Daily Reading
First Reading
Exodus 19:1-2, 9-11, 16-20b
On the third new moon after the Israelites had gone out of the land of Egypt, on that very day, they came into the wilderness of Sinai. They had journeyed from Rephidim, entered the wilderness of Sinai, and camped in the wilderness; Israel camped there in front of the mountain.
Then the Lord said to Moses, “I am going to come to you in a dense cloud, in order that the people may hear when I speak with you and so trust you ever after.”
When Moses had told the words of the people to the Lord, the Lord said to Moses: “Go to the people and consecrate them today and tomorrow. Have them wash their clothes and prepare for the third day, because on the third day the Lord will come down upon Mount Sinai in the sight of all the people.

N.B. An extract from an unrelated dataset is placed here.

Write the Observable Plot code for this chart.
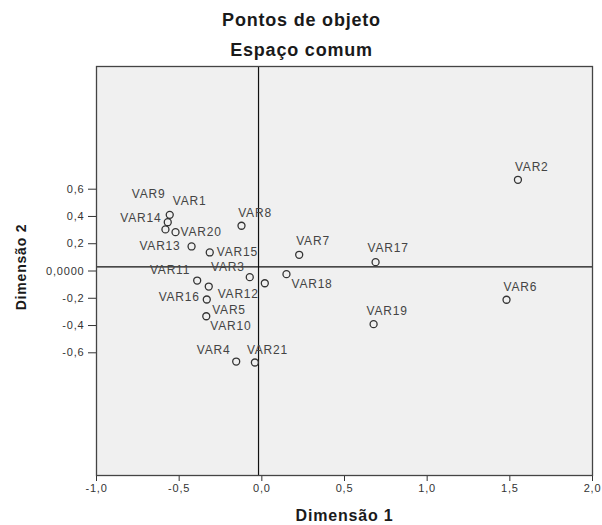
<!DOCTYPE html>
<html>
<head>
<meta charset="utf-8">
<script src="https://cdn.jsdelivr.net/npm/d3@7"></script>
<script src="https://cdn.jsdelivr.net/npm/@observablehq/plot@0.6"></script>
<style>
  body { margin: 0; background: #fff; }
  #chart svg { font-family: "Liberation Sans", Arial, sans-serif; }
  #chart svg text { letter-spacing: 0.8px; }
</style>
</head>
<body>
<div id="chart"></div>
<script>
// ---- data ----
const names = ["VAR1","VAR2","VAR3","VAR4","VAR5","VAR6","VAR7","VAR8","VAR9","VAR10",
               "VAR11","VAR12","VAR13","VAR14","VAR15","VAR16","VAR17","VAR18","VAR19","VAR20","VAR21"];
const dim1 = [-0.557, 1.549, -0.073, -0.155, -0.321, 1.480, 0.226, -0.123, -0.569, -0.336,
              -0.391, 0.018, -0.425, -0.583, -0.315, -0.333, 0.688, 0.149, 0.676, -0.522, -0.042];
const dim2 = [0.412, 0.669, -0.045, -0.664, -0.114, -0.211, 0.119, 0.332, 0.358, -0.332,
              -0.070, -0.090, 0.180, 0.305, 0.136, -0.209, 0.065, -0.023, -0.390, 0.285, -0.671];
const xTicks = [-1, -0.5, 0, 0.5, 1, 1.5, 2];
const yTicks = [-0.6, -0.4, -0.2, 0, 0.2, 0.4, 0.6];
const titleText = "Pontos de objeto";
const subtitleText = "Espaço comum";
const xLabel = "Dimensão 1";
const yLabel = "Dimensão 2";
const refX = [-0.02];
const refY = [0.03];

// ---- label layout (pixel offsets, anchor) ----
const labelLayout = {
  VAR1: [3, -13.6, "start"],  VAR2: [-3, -13, "start"],  VAR3: [-5, -10, "end"],
  VAR4: [-5.7, -11, "end"],   VAR5: [3.4, 24, "start"],  VAR6: [-3, -12.7, "start"],
  VAR7: [-3, -13.6, "start"], VAR8: [-3.3, -12.6, "start"], VAR9: [-2.3, -27.7, "end"],
  VAR10: [4, 10, "start"],    VAR11: [-7, -10, "end"],   VAR12: [-6, 11, "end"],
  VAR13: [-11, 0, "end"],     VAR14: [-4, -11.3, "end"], VAR15: [7, 0, "start"],
  VAR16: [-7, -2, "end"],     VAR17: [-8, -13.7, "start"], VAR18: [5, 10, "start"],
  VAR19: [-7, -13.4, "start"], VAR20: [5, 0, "start"],   VAR21: [-8, -12, "start"]
};

const points = names.map((n, i) => ({name: n, d1: dim1[i], d2: dim2[i]}));
const fmtX = d => d.toFixed(1).replace(".", ",");
const fmtY = d => d === 0 ? "0,0000" : d.toFixed(1).replace(".", ",");

const labelMarks = names.map(n => {
  const [dx, dy, anchor] = labelLayout[n];
  return Plot.text(points.filter(p => p.name === n), {
    x: "d1", y: "d2", text: "name", dx, dy, textAnchor: anchor,
    fill: "#444", fontSize: 12, style: "letter-spacing:1.5px"
  });
});

const chart = Plot.plot({
  width: 602,
  height: 525,
  marginLeft: 96,
  marginRight: 10,
  marginTop: 66,
  marginBottom: 50,
  style: {fontFamily: "'Liberation Sans', Arial, sans-serif", fontSize: "11px", color: "#333", background: "#fff", overflow: "visible"},
  x: {domain: [-1, 2], ticks: xTicks, tickFormat: fmtX, tickSize: 6, tickPadding: 3, label: null},
  y: {domain: [-1.5, 1.5], ticks: yTicks, tickFormat: fmtY, tickSize: 8, tickPadding: 4, label: null},
  marks: [
    Plot.frame({fill: "#f0f0f0"}),
    Plot.ruleX(refX, {stroke: "#111", strokeWidth: 1.2}),
    Plot.ruleY(refY, {stroke: "#111", strokeWidth: 1.2}),
    Plot.dot(points, {x: "d1", y: "d2", r: 3.5, stroke: "#333", strokeWidth: 1.3, fill: "none"}),
    ...labelMarks,
    Plot.frame({stroke: "#444", strokeWidth: 1.3}),
    Plot.text([titleText], {text: d => d, frameAnchor: "top", textAnchor: "middle", lineAnchor: "middle", dx: -43, dy: -46, fontSize: 18, fontWeight: "bold", fill: "#1a1a1a"}),
    Plot.text([subtitleText], {text: d => d, frameAnchor: "top", textAnchor: "middle", lineAnchor: "middle", dx: -43, dy: -16, fontSize: 18, fontWeight: "bold", fill: "#1a1a1a"}),
    Plot.text([xLabel], {text: d => d, frameAnchor: "bottom", textAnchor: "middle", lineAnchor: "middle", dy: 40, fontSize: 16, fontWeight: "bold", fill: "#1a1a1a"}),
    Plot.text([yLabel], {text: d => d, frameAnchor: "left", textAnchor: "middle", lineAnchor: "middle", dx: -75, dy: -4, rotate: -90, fontSize: 14, fontWeight: "bold", fill: "#1a1a1a"})
  ]
});
document.getElementById("chart").appendChild(chart);
</script>
</body>
</html>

On the morning of the third day there was thunder and lightning, as well as a thick cloud on the mountain, and a blast of a trumpet so loud that all the people who were in the camp trembled. Moses brought the people out of the camp to meet God. They took their stand at the foot of the mountain. Now Mount Sinai was wrapped in smoke, because the Lord had descended upon it in fire; the smoke went up like the smoke of a kiln, while the whole mountain shook violently. As the blast of the trumpet grew louder and louder, Moses would speak and God would answer him in thunder. When the Lord descended upon Mount Sinai, to the top of the mountain, the Lord summoned Moses to the top of the mountain, and Moses went up.
Psalm
Daniel 3:52, 53, 54, 55, 56
“Blessed are you, O Lord, God of our ancestors,
and to be praised and highly exalted forever;
And blessed is your glorious, holy name,
and to be highly praised and highly exalted forever.
Blessed are you in the temple of your holy glory,
and to be extolled and highly glorified forever.
Blessed are you who look into the depths from your throne on the cherubim,
and to be praised and highly exalted forever.
Blessed are you on the throne of your kingdom,
and to be extolled and highly exalted forever.
Blessed are you in the firmament of heaven,
and to be sung and glorified forever.
Gospel Reading
Matthew 13:10-17
Then the disciples came and asked him, “Why do you speak to them in parables?” He answered, “To you it has been given to know the secrets of the kingdom of heaven, but to them it has not been given. For to those who have, more will be given, and they will have an abundance; but from those who have nothing, even what they have will be taken away. The reason I speak to them in parables is that ‘seeing they do not perceive, and hearing they do not listen, nor do they understand.’ With them indeed is fulfilled the prophecy of Isaiah that says:
‘You will indeed listen, but never understand,
and you will indeed look, but never perceive.
For this people’s heart has grown dull,
and their ears are hard of hearing,
and they have shut their eyes;
so that they might not look with their eyes,
and listen with their ears,
and understand with their heart and turn—
and I would heal them.’
But blessed are your eyes, for they see, and your ears, for they hear. Truly I tell you, many prophets and righteous people longed to see what you see, but did not see it, and to hear what you hear, but did not hear it.
Reflection
Friends, in today’s Gospel, Jesus explains that he speaks in parables to baffle the crowds, who “look but do not see and hear but do not listen or understand.” The parables of Jesus are often exercises whose purpose is to confuse and confound the hearer, overturning her expectations and upsetting her theological convictions.
God is just, but in light of the parable of the vineyard owner, one realizes that the ordinary notion of justice only vaguely indicates what divine justice is like. God is compassionate, but after hearing the story of the prodigal son, one knows that divine compassion infinitely surpasses even the most radical mode of human love.
But why is the biblical God so elusive? Because he brought the whole of the finite universe into existence. God must be other in a way that transcends any and all modes of otherness discoverable within creation.